Vertrauen in die öffentlichen Institutionen gesunken
Zudem verzeichnet die Analyse der statistischen Daten auch einen Rückgang bei den Einschätzungen zur persönlichen Sicherheit, Gesundheit und Wohnsituation. Spürbar rückläufig war zudem der Glaube an die politischen und öffentlichen Institutionen. Schenkten 2009 noch 75 Prozent der Luxemburger diesen Einrichtungen ihr Vertrauen, so waren es laut PIBien-être-Report 2015 nur noch 63 Prozent.
Unterm Strich aber kommen die Statistiker zu dem Ergebnis, dass sich die Entwicklung in Luxemburg größtenteils auf europäischen Niveau bewegt und dass das Großherzogtum darüber hinaus federführend bei der Entwicklung systematischer Maßnahmen zur Verbesserung der Lebensqualität ist.
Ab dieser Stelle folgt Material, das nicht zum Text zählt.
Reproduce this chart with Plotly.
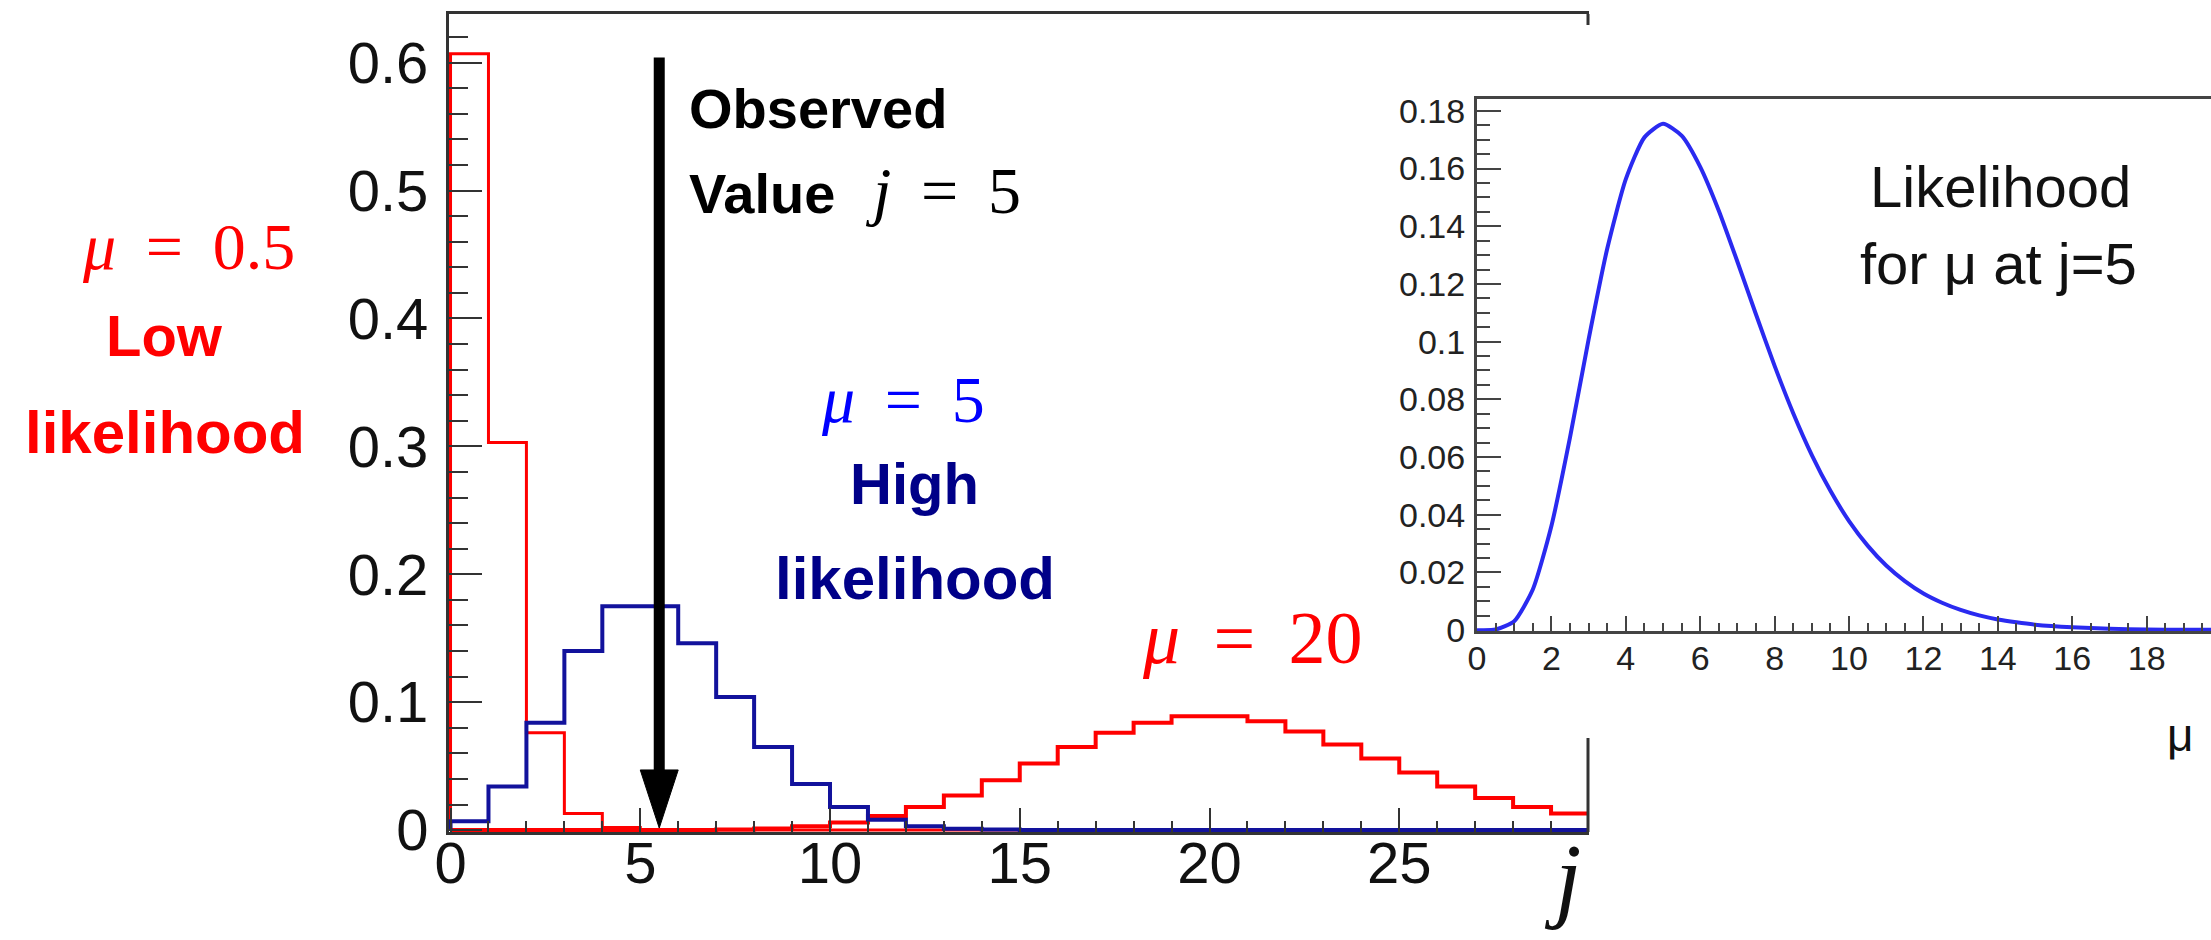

Verfeinerung der Messmethoden erforderlich
Allerdings räumen die Autoren des Reports auch ein, dass die Datenlage bei einigen Indizien recht dünn gewesen sei und in einigen Bereichen die Messmethoden verfeinert werden müssten. Ein weiteres Problem sei zudem die Aktualität der statistischen Quellen.
Um die zeitliche Verzögerung zwischen Erhebung und Verbreitung der Daten zu verringern, hat Statec deshalb ein Vorhersagemodell entwickelt. Mit Hilfe der Daten aus Verbraucher- und Unternehmerbefragungen und mittels statistischer Berechnungen lassen sich damit auch Prognosen zum Wohlbefinden für die Jahre nach 2015 ableiten. Für die Statistiker ist das erfreulich, für den Rext der Bevölkerung aber eher weniger. Waren 2015 immerhin noch 42 Prozent der Luxemburger mit ihrem Leben zufrieden, so waren es 2016 gemäß Vorhersagemodell nur 40,5.